### Task objective
Write out each line exactly as given. Leave the pictures out of your copy.
══ Information shown ══
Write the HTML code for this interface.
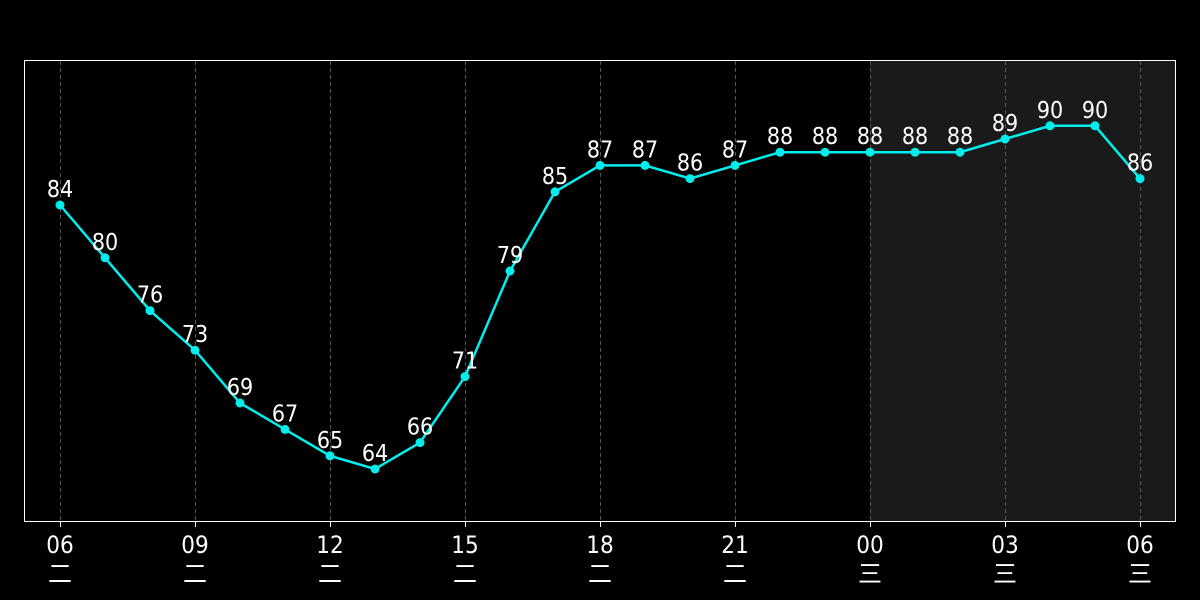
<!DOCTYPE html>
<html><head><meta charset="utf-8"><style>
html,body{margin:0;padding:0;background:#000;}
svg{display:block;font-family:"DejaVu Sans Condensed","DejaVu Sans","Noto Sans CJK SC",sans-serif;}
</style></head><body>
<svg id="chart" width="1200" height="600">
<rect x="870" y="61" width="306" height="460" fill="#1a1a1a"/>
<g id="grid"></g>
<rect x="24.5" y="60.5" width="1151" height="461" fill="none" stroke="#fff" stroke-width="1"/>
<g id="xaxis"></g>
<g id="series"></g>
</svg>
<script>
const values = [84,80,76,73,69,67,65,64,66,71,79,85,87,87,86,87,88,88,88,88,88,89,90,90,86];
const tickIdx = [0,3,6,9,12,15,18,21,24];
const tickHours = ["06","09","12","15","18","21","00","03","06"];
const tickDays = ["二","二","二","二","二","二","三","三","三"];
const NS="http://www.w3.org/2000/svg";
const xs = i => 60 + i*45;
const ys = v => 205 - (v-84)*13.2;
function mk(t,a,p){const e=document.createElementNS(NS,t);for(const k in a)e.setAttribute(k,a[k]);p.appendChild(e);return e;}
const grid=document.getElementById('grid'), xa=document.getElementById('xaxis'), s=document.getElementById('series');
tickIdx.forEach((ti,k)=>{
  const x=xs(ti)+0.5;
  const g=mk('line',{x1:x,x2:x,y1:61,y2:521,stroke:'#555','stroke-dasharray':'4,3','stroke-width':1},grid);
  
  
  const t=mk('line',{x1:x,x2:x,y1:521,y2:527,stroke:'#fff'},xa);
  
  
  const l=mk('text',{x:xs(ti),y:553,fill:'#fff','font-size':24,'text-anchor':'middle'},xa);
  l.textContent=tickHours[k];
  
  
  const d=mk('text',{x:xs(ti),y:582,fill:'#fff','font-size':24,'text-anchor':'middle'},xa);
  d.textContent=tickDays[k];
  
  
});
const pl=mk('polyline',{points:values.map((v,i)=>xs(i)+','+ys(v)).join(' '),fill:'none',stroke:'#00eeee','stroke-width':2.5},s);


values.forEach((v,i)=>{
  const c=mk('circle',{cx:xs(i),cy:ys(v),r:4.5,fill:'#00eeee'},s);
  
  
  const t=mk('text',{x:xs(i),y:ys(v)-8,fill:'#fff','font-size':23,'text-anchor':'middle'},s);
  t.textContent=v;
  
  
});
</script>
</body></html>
═══
### Correct answer
Write the HTML code for this interface.
<!DOCTYPE html>
<html><head><meta charset="utf-8"><style>
html,body{margin:0;padding:0;background:#000;}
svg{display:block;font-family:"DejaVu Sans Condensed","DejaVu Sans","Noto Sans CJK SC",sans-serif;}
</style></head><body>
<svg id="chart" width="1200" height="600">
<rect x="870" y="61" width="306" height="460" fill="#1a1a1a"/>
<g id="grid"></g>
<rect x="24.5" y="60.5" width="1151" height="461" fill="none" stroke="#fff" stroke-width="1"/>
<g id="xaxis"></g>
<g id="series"></g>
</svg>
<script>
const values = [84,80,76,73,69,67,65,64,66,71,79,85,87,87,86,87,88,88,88,88,88,89,90,90,86];
const tickIdx = [0,3,6,9,12,15,18,21,24];
const tickHours = ["06","09","12","15","18","21","00","03","06"];
const tickDays = ["二","二","二","二","二","二","三","三","三"];
const NS="http://www.w3.org/2000/svg";
const xs = i => 60 + i*45;
const ys = v => 205 - (v-84)*13.2;
function mk(t,a,p){const e=document.createElementNS(NS,t);for(const k in a)e.setAttribute(k,a[k]);p.appendChild(e);return e;}
const grid=document.getElementById('grid'), xa=document.getElementById('xaxis'), s=document.getElementById('series');
tickIdx.forEach((ti,k)=>{
  const x=xs(ti)+0.5;
  const g=mk('line',{x1:x,x2:x,y1:61,y2:521,stroke:'#555','stroke-dasharray':'4,3','stroke-width':1},grid);
  
  
  const t=mk('line',{x1:x,x2:x,y1:521,y2:527,stroke:'#fff'},xa);
  
  
  const l=mk('text',{x:xs(ti),y:553,fill:'#fff','font-size':24,'text-anchor':'middle'},xa);
  l.textContent=tickHours[k];
  
  
  const d=mk('text',{x:xs(ti),y:582,fill:'#fff','font-size':24,'text-anchor':'middle'},xa);
  d.textContent=tickDays[k];
  
  
});
const pl=mk('polyline',{points:values.map((v,i)=>xs(i)+','+ys(v)).join(' '),fill:'none',stroke:'#00eeee','stroke-width':2.5},s);


values.forEach((v,i)=>{
  const c=mk('circle',{cx:xs(i),cy:ys(v),r:4.5,fill:'#00eeee'},s);
  
  
  const t=mk('text',{x:xs(i),y:ys(v)-8,fill:'#fff','font-size':23,'text-anchor':'middle'},s);
  t.textContent=v;
  
  
});
</script>
</body></html>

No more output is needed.